» DIRECTIONS
Begin at the first line of the data and copy each line through the one containing "plt.rcParams['mathtext.bf'] = 'Liberation", that line included, with no pictures.

» DATASET EXTRACT

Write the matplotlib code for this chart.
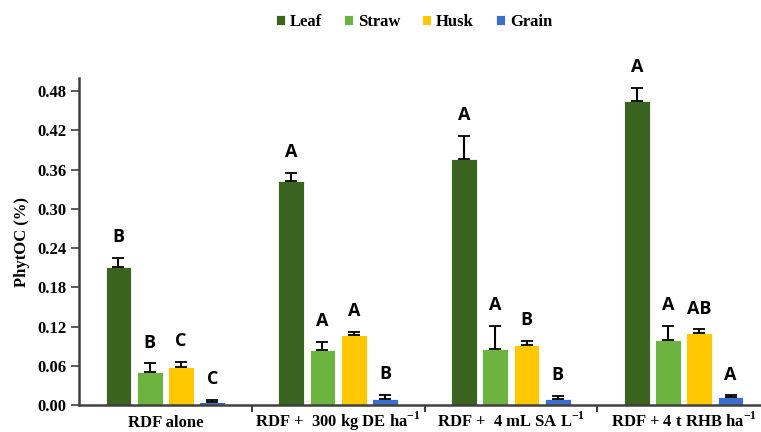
import matplotlib
matplotlib.use("Agg")
import matplotlib.pyplot as plt
import numpy as np

plt.rcParams['mathtext.fontset'] = 'custom'
plt.rcParams['mathtext.rm'] = 'Liberation Serif:bold'
plt.rcParams['mathtext.bf'] = 'Liberation Serif:bold'

categories = ['RDF alone',
              r'RDF +  300 kg DE ha$^{\mathbf{-1}}$',
              r'RDF +  4 mL SA L$^{\mathbf{-1}}$',
              r'RDF + 4 t RHB ha$^{\mathbf{-1}}$']
series = ['Leaf', 'Straw', 'Husk', 'Grain']
leaf = [0.212, 0.343, 0.376, 0.465]
straw = [0.051, 0.085, 0.086, 0.100]
husk = [0.059, 0.107, 0.092, 0.110]
grain = [0.005, 0.009, 0.010, 0.012]
leaf_err = [0.013, 0.012, 0.035, 0.020]
straw_err = [0.013, 0.012, 0.035, 0.021]
husk_err = [0.007, 0.005, 0.006, 0.006]
grain_err = [0.003, 0.007, 0.004, 0.003]
leaf_lab = ['B', 'A', 'A', 'A']
straw_lab = ['B', 'A', 'A', 'A']
husk_lab = ['C', 'A', 'B', 'AB']
grain_lab = ['C', 'B', 'B', 'A']
yticks = [0.00, 0.06, 0.12, 0.18, 0.24, 0.30, 0.36, 0.42, 0.48]

colors = ['#3B6320', '#6DB33F', '#FFC800', '#3A6FD0']
values = [leaf, straw, husk, grain]
errs = [leaf_err, straw_err, husk_err, grain_err]
labs = [leaf_lab, straw_lab, husk_lab, grain_lab]

W, H = 761, 432
fig = plt.figure(figsize=(W/100, H/100), dpi=100)
ax = fig.add_axes([79/W, (H-405.3)/H, (770-79)/W, (405.3-78)/H])

x = np.arange(len(categories))
spacing = 0.181
width = 0.148
offsets = (np.arange(4) - 1.5) * spacing
for i in range(4):
    xs = x + offsets[i]
    ax.bar(xs, values[i], width=width, color=colors[i], edgecolor='white',
           linewidth=0.6, label=series[i], zorder=2)
    ax.errorbar(xs, values[i], yerr=[np.zeros(4), errs[i]], fmt='none',
                ecolor='black', elinewidth=1.5, capsize=4, capthick=1.3, zorder=3)
    for j in range(4):
        top = values[i][j] + errs[i][j]
        ax.annotate(labs[i][j], (xs[j], top), xytext=(0, 15), textcoords='offset points',
                    ha='center', va='center', fontsize=13, fontweight='bold',
                    family='Open Sans', color='black')

ax.set_xlim(-0.5, 3.5)
ax.set_ylim(0, 0.50)
ax.set_yticks(yticks)
ax.set_yticklabels([f'{v:.2f}' for v in yticks], family='Liberation Serif',
                   fontweight='bold', fontsize=12)
ax.set_xticks([])
for xi, lab in zip(x, categories):
    ax.annotate(lab, xy=(xi, 0), xycoords=('data', 'axes fraction'),
                xytext=(0, -15.5), textcoords='offset points',
                ha='center', va='baseline', family='Liberation Serif',
                fontweight='bold', fontsize=12, annotation_clip=False)
ax.set_xticks([0.5, 1.5, 2.5], minor=True)
ax.tick_params(axis='x', which='minor', length=5, width=1.5, color='#404040', direction='out')
ax.tick_params(axis='y', length=6, width=1.2, color='#404040', pad=3)
for s in ['top', 'right']:
    ax.spines[s].set_visible(False)
for s in ['left', 'bottom']:
    ax.spines[s].set_color('#404040')
    ax.spines[s].set_linewidth(1.8)
ax.set_ylabel('PhytOC (%)', family='Liberation Serif', fontweight='bold', fontsize=12, labelpad=5)

leg = fig.legend(loc='center', bbox_to_anchor=(414/W, 1-22/H), ncol=4, frameon=False,
                 handlelength=0.55, handleheight=0.55, handletextpad=0.3, columnspacing=1.3,
                 prop={'family': 'Liberation Serif', 'weight': 'bold', 'size': 12})

fig.savefig('out.png', dpi=100)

» WRITTEN SOLUTION
Write the matplotlib code for this chart.
import matplotlib
matplotlib.use("Agg")
import matplotlib.pyplot as plt
import numpy as np

plt.rcParams['mathtext.fontset'] = 'custom'
plt.rcParams['mathtext.rm'] = 'Liberation Serif:bold'
plt.rcParams['mathtext.bf'] = 'Liberation Serif:bold'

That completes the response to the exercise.